The issue confronting now is how to establish optimal policies to prevent the Federal Reserve from perpetuating banking moral hazard and to ensure that banks efficiently serve the effective producers of globally competitive goods, services and ideas. 

The Federal Reserve should have been structured as an independent agent of the vast majority of effective producers who comprise the Country and prop the nation, as outlined in my previous memos and the paper in the footnote.[1] The restructuring has to be consistent with the constitutionally mandated market economy. 

Currently, most of the influential BOD members of the twelve Federal Reserve Banks are being chosen from the banking industry.  Very few members, if at all, among the Governors, Vice Chairman and Chairman of the Board of Governors of the Federal Reserve System have ever had training or experience in the complex financial instruments of the real world banking industry, let alone optimal policies for regulating such industry.  My efforts during 1994-1995 to persuade the BOG to start a new section on Optimal Bank Regulation were not successful.      
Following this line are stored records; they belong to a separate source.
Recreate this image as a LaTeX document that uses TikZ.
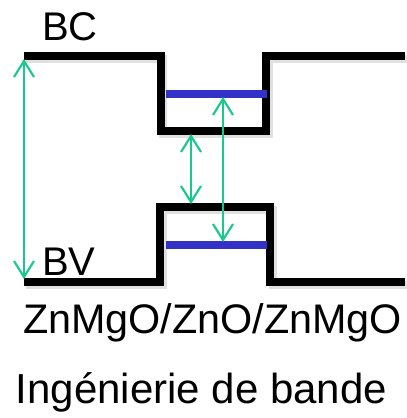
\documentclass[tikz,border=0pt]{standalone}
\usepackage{fontspec}
\setmainfont{Liberation Sans}
\usetikzlibrary{arrows.meta}
\definecolor{BandBlack}{RGB}{0,0,0}
\definecolor{LevelBlue}{RGB}{50,50,200}
\definecolor{GapGreen}{RGB}{25,200,145}

\begin{document}
\begin{tikzpicture}[x=0.75pt,y=-0.75pt,>={Straight Barb[length=12pt,width=15pt]},
    band/.style={line width=5.5pt,BandBlack,line join=miter},
    shadow/.style={line width=5.5pt,black!12},
    level/.style={line width=5.5pt,LevelBlue},
    gap/.style={<->,line width=1.6pt,GapGreen},
    lbl/.style={inner sep=0pt,anchor=base,font=\fontsize{31}{37}\selectfont}]
  \useasboundingbox (0,0) rectangle (407,418);
  % band edges (light shadow first)
  \draw[shadow] (26,59)--(163,59)--(163,134)--(269,134)--(269,59)--(407,59);
  \draw[shadow] (26,285)--(163,285)--(163,210)--(273,210)--(273,285)--(407,285);
  \draw[band] (24,56)--(161,56)--(161,131)--(266,131)--(266,56)--(405,56);
  \draw[band] (24,282)--(160,282)--(160,207)--(270,207)--(270,282)--(405,282);
  % confined levels
  \draw[level] (166,94)--(267,94);
  \draw[level] (166,245)--(267,245);
  % arrow ends
  \coordinate (bcL) at (24,59);
  \coordinate (bvL) at (24,279);
  \coordinate (wellC) at (191,134);
  \coordinate (wellV) at (191,204);
  \coordinate (lvlC) at (223,97);
  \coordinate (lvlV) at (223,242);
  \draw[gap] (bcL) -- (bvL);
  \draw[gap] (wellC) -- (wellV);
  \draw[gap] (lvlC) -- (lvlV);
  % labels
  \node[lbl,anchor=base west,font=\fontsize{30}{36}\selectfont] (bc) at (42,40) {BC};
  \node[lbl,anchor=base west,font=\fontsize{30}{36}\selectfont] (bv) at (42,275) {BV};
  \node[lbl] (stack) at (212.5,333) {ZnMgO/ZnO/ZnMgO};
  \node[lbl,font=\fontsize{31.5}{38}\selectfont] (title) at (201.5,403) {Ingénierie de bande};
\end{tikzpicture}
\end{document}
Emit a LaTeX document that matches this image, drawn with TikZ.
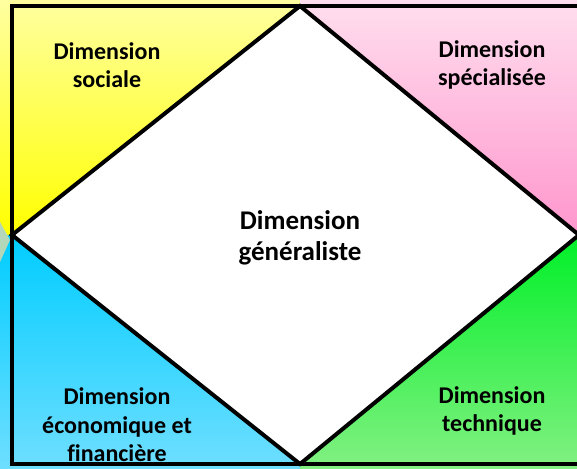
\documentclass[tikz,border=0pt]{standalone}
\usepackage{fontspec}
\setmainfont[Ligatures=NoCommon]{Carlito}
\begin{document}
\begin{tikzpicture}[x=1pt,y=-1pt,
  lbl/.style={font=\bfseries\fontsize{24}{28.5}\selectfont,align=center,text=black,inner sep=0pt},
  big/.style={font=\bfseries\fontsize{27}{31}\selectfont,align=center,text=black,inner sep=0pt},
  edge/.style={line width=4pt,black}]
\useasboundingbox (0,0) rectangle (577,468);
\clip (0,0) rectangle (577,468);
% quadrants
\shade[top color={rgb,255:red,255;green,255;blue,160}, bottom color={rgb,255:red,255;green,255;blue,0}] (0,0) rectangle (300,235);
\shade[top color={rgb,255:red,255;green,222;blue,238}, bottom color={rgb,255:red,255;green,150;blue,205}] (300,0) rectangle (577,235);
\shade[top color={rgb,255:red,0;green,205;blue,255}, bottom color={rgb,255:red,110;green,222;blue,255}] (0,235) rectangle (300,468);
\shade[top color={rgb,255:red,0;green,240;blue,40}, bottom color={rgb,255:red,130;green,240;blue,130}] (300,235) rectangle (577,468);
% small overlap tint at left
\fill[color={rgb,255:red,180;green,215;blue,185}] (0,222) -- (10,240) -- (0,262) -- cycle;
% frame
\draw[edge] (12,466) -- (12,6) -- (579,6);
\draw[edge] (10,464) -- (579,464);
% diamond
\coordinate (T) at (300,6);
\coordinate (L) at (12,235);
\coordinate (B) at (300,464);
\coordinate (R) at (579,235);
\filldraw[edge,fill=white] (T) -- (L) -- (B) -- (R) -- cycle;
% labels
\node[lbl] (soc) at (107,65) {Dimension\\sociale};
\node[lbl] (spe) at (492,65) {Dimension\\spécialisée};
\node[big] (gen) at (300,238) {Dimension\\généraliste};
\node[lbl] (eco) at (117,425) {Dimension\\économique et\\financière};
\node[lbl] (tec) at (492,411) {Dimension\\technique};
\end{tikzpicture}
\end{document}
There should be no surprise now about why the Federal Reserve failed to foresee the crisis, let alone devise preemptive optimal policies.  It did not even want to see a crisis when presented with vivid analysis.  The Federal Reserve used data from a moral hazard plagued banking industry to argue before the Congress during testimonies in October 2003–in the wake of my Safe Banking policy proposal submitted to the Congress in March 2003–that banks were able to self-discipline and that the taxpayers would not be burdened.  An agent serving the best interests of my blackmailers cannot credibly assure me that he has all signals from the blackmailers about my safety and soundness. 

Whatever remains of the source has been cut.